Accidents Happen

Recently, Google’s self-driving car got into a bit of a scrape. According to the accident report posted by California’s Department of Motor Vehicles, an autonomous Lexus SUV hit a public bus over Valentine’s Day as it was trying to avoid sandbags on the road.

“Google's car intended to turn right off a major boulevard when it detected sandbags around a storm drain at the intersection. The right lane was wide enough to let some cars turn and others go straight, but the Lexus needed to slide to its left within the right lane to get around the obstruction,” AP News reported based on the accident report.

Incident report for the collision between the Google self-driving car and a transit bus. Image Credit: California Department of Motor Vehicles.

The self-driving car was going 2.3 km/h (2 mph) when it veered left and headed straight towards a bus, going at 24 km/h (15 mph).  So it was an extremely slow-speed crash.

Fortunately, no one was injured during the accident.

The test driver—who by law should be in the front seat of the autonomous vehicle while the technology is still being tested—was expected to grab the wheel in case of emergencies; apparently, the driver assumed that the bus would yield before it made impact.

So the test driver was obviously incorrect in this assumption, and so was the autonomous car for that matter....some drivers just think they own the road.

Who’s to Blame?

The accident report did not specifically pin the blame on either the autonomous car or the bus, but Google has already released a statement declaring that they are indeed taking “some responsibility” given that, if the car didn’t try to avoid the sandbags, it would not have hit the bus.

In addition, Chris Urmson, who heads Google’s autonomous vehicles division, also stated in a brief interview that “the Lexus was moving before the bus started to pass.” The agency has yet to reach a conclusion regarding liability, which may not even come to light given that damages are negligible.

To date, Google’s self-driving cars have been involved in almost two dozen collisions around the Mountain View area, where they began testing the technology on city streets back in 2014. Most of the cases were minor, with mainly Google’s vehicles being rear-ended, and with no serious injuries.

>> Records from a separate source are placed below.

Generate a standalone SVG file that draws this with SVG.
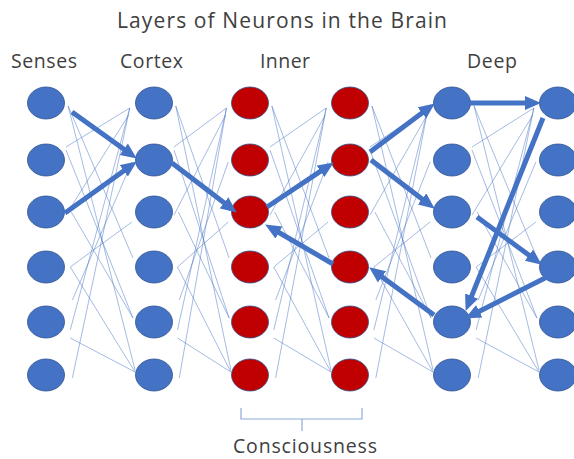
<svg xmlns="http://www.w3.org/2000/svg" xmlns:xlink="http://www.w3.org/1999/xlink" width="574" height="459" viewBox="0 0 574 459">
<style>
.t{font-family:"Open Sans","Liberation Sans",Arial,sans-serif;fill:#404040}
.b{fill:#4472C4;stroke:#2F528F;stroke-width:0.8}
.r{fill:#C00000;stroke:#2F528F;stroke-width:0.8}
.thin{stroke:#4472C4;stroke-width:0.8;opacity:0.6;fill:none;vector-effect:non-scaling-stroke}
.thick{stroke:#4472C4;stroke-width:5;fill:none;marker-end:url(#ah)}
.br{stroke:#8FAADC;stroke-width:1.2;fill:none}
</style>
<defs>
<marker id="ah" markerUnits="userSpaceOnUse" markerWidth="17" markerHeight="15" refX="7" refY="7" orient="auto">
<path d="M0,0 L16,7 L0,14 z" fill="#4472C4"/>
</marker>
<g id="mesh">
<line class="thin" x1="60" y1="108" x2="0" y2="147"/>
<line class="thin" x1="60" y1="108" x2="4" y2="330"/>
<line class="thin" x1="60" y1="108" x2="6" y2="378"/>
<line class="thin" x1="2" y1="106" x2="65" y2="370"/>
<line class="thin" x1="2" y1="106" x2="63" y2="258"/>
<line class="thin" x1="0" y1="150" x2="63" y2="318"/>
<line class="thin" x1="4" y1="267" x2="62" y2="222"/>
<line class="thin" x1="4" y1="267" x2="65" y2="372"/>
<line class="thin" x1="4" y1="338" x2="65" y2="372"/>
<line class="thin" x1="5" y1="212" x2="63" y2="318"/>
<line class="thin" x1="59" y1="115" x2="0" y2="215"/>
<line class="thin" x1="62" y1="162" x2="6" y2="300"/>
</g>
</defs>
<rect width="574" height="459" fill="#ffffff"/>
<text class="t" x="117" y="28" font-size="21" textLength="330">Layers of Neurons in the Brain</text>
<text class="t" x="11" y="68" font-size="19.5" textLength="66">Senses</text>
<text class="t" x="120" y="68" font-size="19.5" textLength="63">Cortex</text>
<text class="t" x="260" y="68" font-size="19.5" textLength="50">Inner</text>
<text class="t" x="467" y="68" font-size="19.5" textLength="50">Deep</text>
<text class="t" x="233" y="453" font-size="19.5" textLength="144">Consciousness</text>
<g id="bracket">
<path class="br" d="M241,408 V419 H362 V408 M302,419 V431"/>
</g>
<g id="nodes">
<g id="s1"><ellipse class="b" cx="46" cy="103" rx="18.5" ry="16"/></g>
<g id="s2"><ellipse class="b" cx="46" cy="160" rx="18.5" ry="16"/></g>
<g id="s3"><ellipse class="b" cx="46" cy="212" rx="18.5" ry="16"/></g>
<g id="s4"><ellipse class="b" cx="46" cy="267" rx="18.5" ry="16"/></g>
<g id="s5"><ellipse class="b" cx="46" cy="322" rx="18.5" ry="16"/></g>
<g id="s6"><ellipse class="b" cx="46" cy="375" rx="18.5" ry="16"/></g>
<g id="c1"><ellipse class="b" cx="154" cy="103" rx="18.5" ry="16"/></g>
<g id="c2"><ellipse class="b" cx="154" cy="160" rx="18.5" ry="16"/></g>
<g id="c3"><ellipse class="b" cx="154" cy="212" rx="18.5" ry="16"/></g>
<g id="c4"><ellipse class="b" cx="154" cy="267" rx="18.5" ry="16"/></g>
<g id="c5"><ellipse class="b" cx="154" cy="322" rx="18.5" ry="16"/></g>
<g id="c6"><ellipse class="b" cx="154" cy="375" rx="18.5" ry="16"/></g>
<g id="i1"><ellipse class="r" cx="250" cy="103" rx="18.5" ry="16"/></g>
<g id="i2"><ellipse class="r" cx="250" cy="160" rx="18.5" ry="16"/></g>
<g id="i3"><ellipse class="r" cx="250" cy="212" rx="18.5" ry="16"/></g>
<g id="i4"><ellipse class="r" cx="250" cy="267" rx="18.5" ry="16"/></g>
<g id="i5"><ellipse class="r" cx="250" cy="322" rx="18.5" ry="16"/></g>
<g id="i6"><ellipse class="r" cx="250" cy="375" rx="18.5" ry="16"/></g>
<g id="j1"><ellipse class="r" cx="350" cy="103" rx="18.5" ry="16"/></g>
<g id="j2"><ellipse class="r" cx="350" cy="160" rx="18.5" ry="16"/></g>
<g id="j3"><ellipse class="r" cx="350" cy="212" rx="18.5" ry="16"/></g>
<g id="j4"><ellipse class="r" cx="350" cy="267" rx="18.5" ry="16"/></g>
<g id="j5"><ellipse class="r" cx="350" cy="322" rx="18.5" ry="16"/></g>
<g id="j6"><ellipse class="r" cx="350" cy="375" rx="18.5" ry="16"/></g>
<g id="d1"><ellipse class="b" cx="452" cy="103" rx="18.5" ry="16"/></g>
<g id="d2"><ellipse class="b" cx="452" cy="160" rx="18.5" ry="16"/></g>
<g id="d3"><ellipse class="b" cx="452" cy="212" rx="18.5" ry="16"/></g>
<g id="d4"><ellipse class="b" cx="452" cy="267" rx="18.5" ry="16"/></g>
<g id="d5"><ellipse class="b" cx="452" cy="322" rx="18.5" ry="16"/></g>
<g id="d6"><ellipse class="b" cx="452" cy="375" rx="18.5" ry="16"/></g>
<g id="e1"><ellipse class="b" cx="558" cy="103" rx="18.5" ry="16"/></g>
<g id="e2"><ellipse class="b" cx="558" cy="160" rx="18.5" ry="16"/></g>
<g id="e3"><ellipse class="b" cx="558" cy="212" rx="18.5" ry="16"/></g>
<g id="e4"><ellipse class="b" cx="558" cy="267" rx="18.5" ry="16"/></g>
<g id="e5"><ellipse class="b" cx="558" cy="322" rx="18.5" ry="16"/></g>
<g id="e6"><ellipse class="b" cx="558" cy="375" rx="18.5" ry="16"/></g>
</g>
<g id="connectors">
<use xlink:href="#mesh" transform="translate(66,0) scale(1.0625,1)"/>
<use xlink:href="#mesh" transform="translate(174,0) scale(0.875,1)"/>
<use xlink:href="#mesh" transform="translate(270,0) scale(0.9375,1)"/>
<use xlink:href="#mesh" transform="translate(370,0) scale(0.969,1)"/>
<use xlink:href="#mesh" transform="translate(472,0) scale(1.031,1)"/>
<line class="thick" x1="72" y1="112" x2="129.5" y2="153.3"/>
<line class="thick" x1="65" y1="213" x2="129.5" y2="166.7"/>
<line class="thick" x1="172" y1="163" x2="229.6" y2="207.1"/>
<line class="thick" x1="267" y1="207" x2="326.3" y2="167.4"/>
<line class="thick" x1="370" y1="152" x2="427.6" y2="108.8"/>
<line class="thick" x1="371" y1="160" x2="427.6" y2="203.2"/>
<line class="thick" x1="470" y1="103" x2="532" y2="103"/>
<line class="thick" x1="543" y1="118" x2="469" y2="302.6"/>
<line class="thick" x1="477" y1="217" x2="534.6" y2="259.3"/>
<line class="thick" x1="547" y1="277" x2="473.1" y2="314.4"/>
<line class="thick" x1="434" y1="315" x2="376.4" y2="272.7"/>
<line class="thick" x1="333" y1="264" x2="272.9" y2="229"/>
</g>
</svg>
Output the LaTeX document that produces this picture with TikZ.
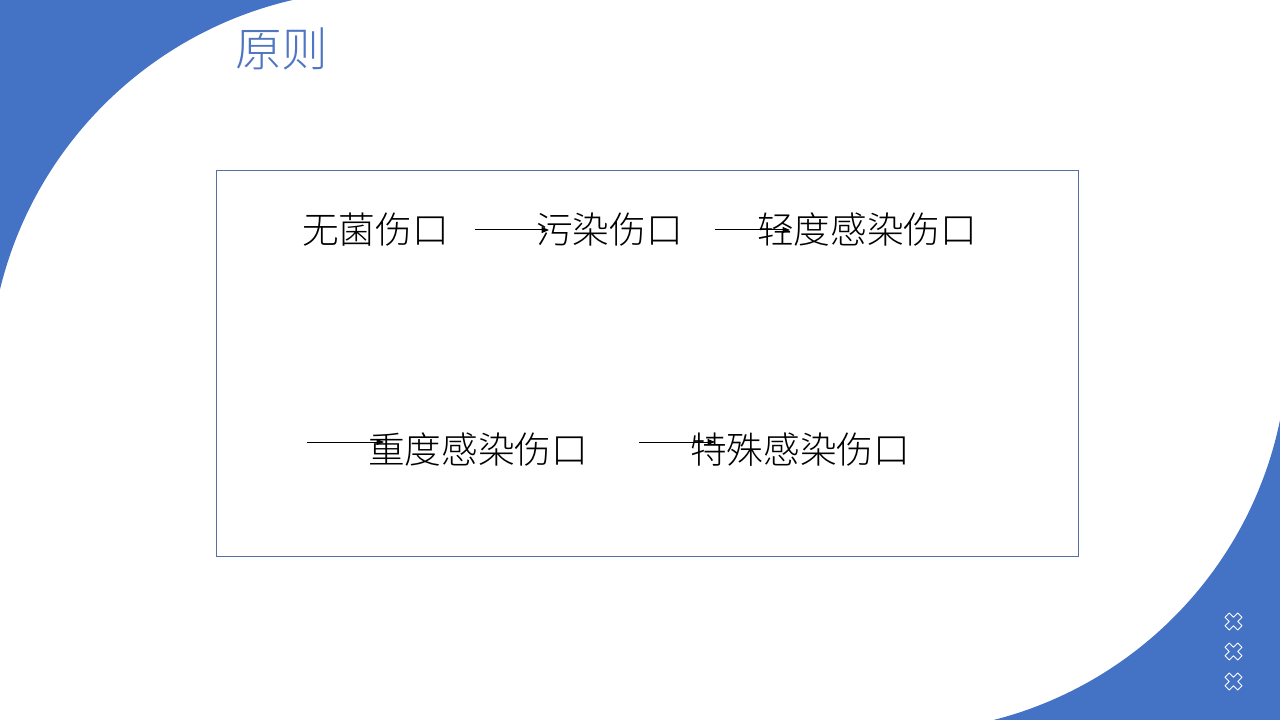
\documentclass[tikz,border=0pt]{standalone}
\usepackage{fontspec}
\newfontfamily\cjk{Noto Sans CJK SC Light}
\usetikzlibrary{arrows.meta,calc}
\definecolor{deckblue}{HTML}{4472C4}
\definecolor{titleblue}{HTML}{4F76C0}
\definecolor{framegray}{HTML}{5470A0}
\tikzset{
>={Triangle[length=5.5pt,width=4.5pt]}, % small solid heads
every node/.style={inner sep=0pt,outer sep=0pt},
wound/.style={anchor=west,font=\cjk\fontsize{27.5}{33}\selectfont},
flow/.style={->,draw=black,line width=0.75pt},
crossmark/.style={draw=white,line width=0.7pt,line join=round}
}

\begin{document}
\begin{tikzpicture}[x=0.75pt,y=-0.75pt]
   \useasboundingbox (0,0) rectangle (1280,720);
   % corner arcs
   \begin{scope}
      \clip (-10,-10) rectangle (420,420);
      \fill[deckblue,even odd rule] (-20,-20) rectangle (440,440) (381,382) circle[radius=294pt];
   \end{scope}
   \begin{scope}
      \clip (860,380) rectangle (1290,730);
      \fill[deckblue,even odd rule] (840,360) rectangle (1300,740) (897,341) circle[radius=293.25pt];
   \end{scope}
   \foreach \cy in {621.5,651.5,681.5}
      \draw[crossmark,shift={(1233.5,\cy)},rotate=45] (-3,-9) -- (3,-9) -- (3,-3) -- (9,-3) -- (9,3) -- (3,3) -- (3,9) -- (-3,9) -- (-3,3) -- (-9,3) -- (-9,-3) -- (-3,-3) -- cycle;
   \node[anchor=west,text=titleblue,font=\cjk\fontsize{35}{40}\selectfont] (title) at (235,49) {原则};
   \draw[framegray,line width=0.75pt] (216,171) rectangle (1078,556);
   \node[wound] (clean)  at (302,230) {无菌伤口};
   \node[wound] (dirty)  at (536,230) {污染伤口};
   \node[wound] (mild)   at (757,230) {轻度感染伤口};
   \node[wound] (severe) at (368,450) {重度感染伤口};
   \node[wound] (special) at (690,450) {特殊感染伤口};
   \coordinate (start) at (307,442);
   \draw[flow] ($(clean.east)+(26,0)$) -- ($(dirty.west)+(13,0)$);
   \draw[flow] ($(dirty.east)+(32,0)$) -- ($(mild.west)+(33,0)$);
   \draw[flow] (start) -- ($(severe.west)+(16,-8)$);
   \draw[flow] ($(severe.east)+(51,-8)$) -- ($(special.west)+(25,-8)$);
\end{tikzpicture}
\end{document}
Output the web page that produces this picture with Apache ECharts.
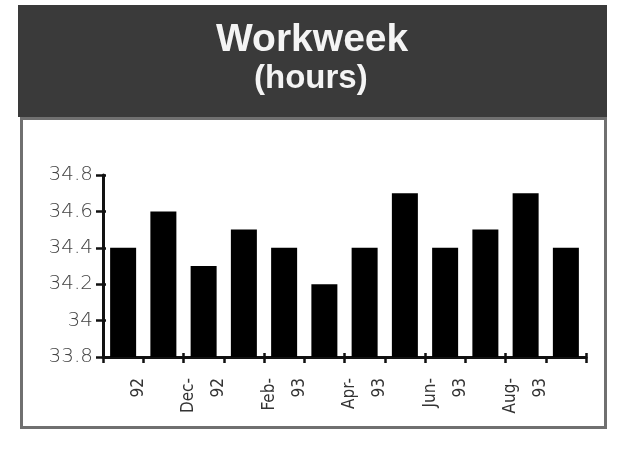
<!DOCTYPE html>
<html><head><meta charset="utf-8">
<script src="https://cdn.jsdelivr.net/npm/echarts@6/dist/echarts.min.js"></script>
<style>html,body{margin:0;padding:0;background:#fff}#c{width:622px;height:449px}</style>
</head><body><div id="c"></div>
<script>
const months = ["Oct-92","Nov-92","Dec-92","Jan-93","Feb-93","Mar-93","Apr-93","May-93","Jun-93","Jul-93","Aug-93","Sep-93"];
const hours = [34.4, 34.6, 34.3, 34.5, 34.4, 34.2, 34.4, 34.7, 34.4, 34.5, 34.7, 34.4];
const tickLabels = [" \n92", "", "Dec-\n92", "", "Feb-\n93", "", "Apr-\n93", "", "Jun-\n93", "", "Aug-\n93", ""];
const yTicks = [33.8, 34, 34.2, 34.4, 34.6, 34.8];
const titleLine1 = "Workweek";
const titleLine2 = "(hours)";

const chart = echarts.init(document.getElementById('c'), null, {renderer: 'canvas'});
const tickStyle = {color: '#111', width: 2.5};
chart.setOption({
  animation: false,
  backgroundColor: '#ffffff',
  graphic: [
    {type: 'rect', left: 18, top: 5, shape: {width: 589, height: 112}, style: {fill: '#3a3a3a'}, z: 0},
    {type: 'rect', left: 20, top: 117, shape: {width: 584, height: 309}, style: {fill: '#ffffff', stroke: '#707070', lineWidth: 3}, z: 0},
    {type: 'text', left: 216, top: 21, style: {text: titleLine1, fill: '#f4f4f4', font: 'bold 39px "Liberation Sans", Arial, sans-serif'}, z: 5},
    {type: 'text', left: 254, top: 62, style: {text: titleLine2, fill: '#f4f4f4', font: 'bold 33px "Liberation Sans", Arial, sans-serif'}, z: 5}
  ],
  grid: {left: 103, right: 36, top: 175, bottom: 92, containLabel: false},
  xAxis: [{
    type: 'category',
    data: months,
    boundaryGap: true,
    position: 'bottom',
    axisLine: {lineStyle: {color: '#111', width: 3}},
    axisTick: {show: true, alignWithLabel: false, length: 6, lineStyle: tickStyle},
    axisLabel: {
      interval: 0, rotate: 90, margin: 21,
      fontFamily: '"DejaVu Sans Condensed", "DejaVu Sans", sans-serif',
      fontSize: 17, color: '#333', lineHeight: 30,
      formatter: (v, i) => tickLabels[i]
    },
    splitLine: {show: false}
  }, {
    type: 'category',
    data: months,
    boundaryGap: true,
    position: 'bottom',
    axisLine: {show: false},
    axisTick: {show: true, inside: true, length: 4, lineStyle: tickStyle},
    axisLabel: {show: false},
    splitLine: {show: false}
  }],
  yAxis: [{
    type: 'value',
    min: yTicks[0], max: yTicks[yTicks.length - 1], interval: 0.2,
    position: 'left',
    axisLine: {show: true, lineStyle: {color: '#111', width: 3}},
    axisTick: {show: true, length: 7, lineStyle: tickStyle},
    axisLabel: {
      margin: 10, fontFamily: '"DejaVu Sans", sans-serif', fontSize: 20, fontWeight: 300, color: '#444',
      formatter: v => String(+v.toFixed(1))
    },
    splitLine: {show: false}
  }, {
    type: 'value',
    min: yTicks[0], max: yTicks[yTicks.length - 1], interval: 0.2,
    position: 'left',
    axisLine: {show: false},
    axisTick: {show: true, inside: true, length: 3, lineStyle: tickStyle},
    axisLabel: {show: false},
    splitLine: {show: false}
  }],
  series: [{
    type: 'bar',
    data: hours,
    barWidth: 26,
    xAxisIndex: 0,
    yAxisIndex: 0,
    itemStyle: {color: '#000'},
    z: 3
  }]
});
</script></body></html>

But it underscores the point that Google’s autonomous vehicles are racking up more auto accidents than a joyriding teenage driver addicted to texting. Or at least, it seems so; however, it should be noted that it's not just one car getting into all these crashes—there are a multitude on the road.

Google cites the collision as an example of the “negotiation that's a normal part of driving—we're all trying to predict each other's movements." The team is also reviewing and studying the incident so they can change the software, rewriting it so that self-driving cars understand that buses may not yield the way other vehicles do.

No word yet on whether the incident will count as a point against the autonomous car's license.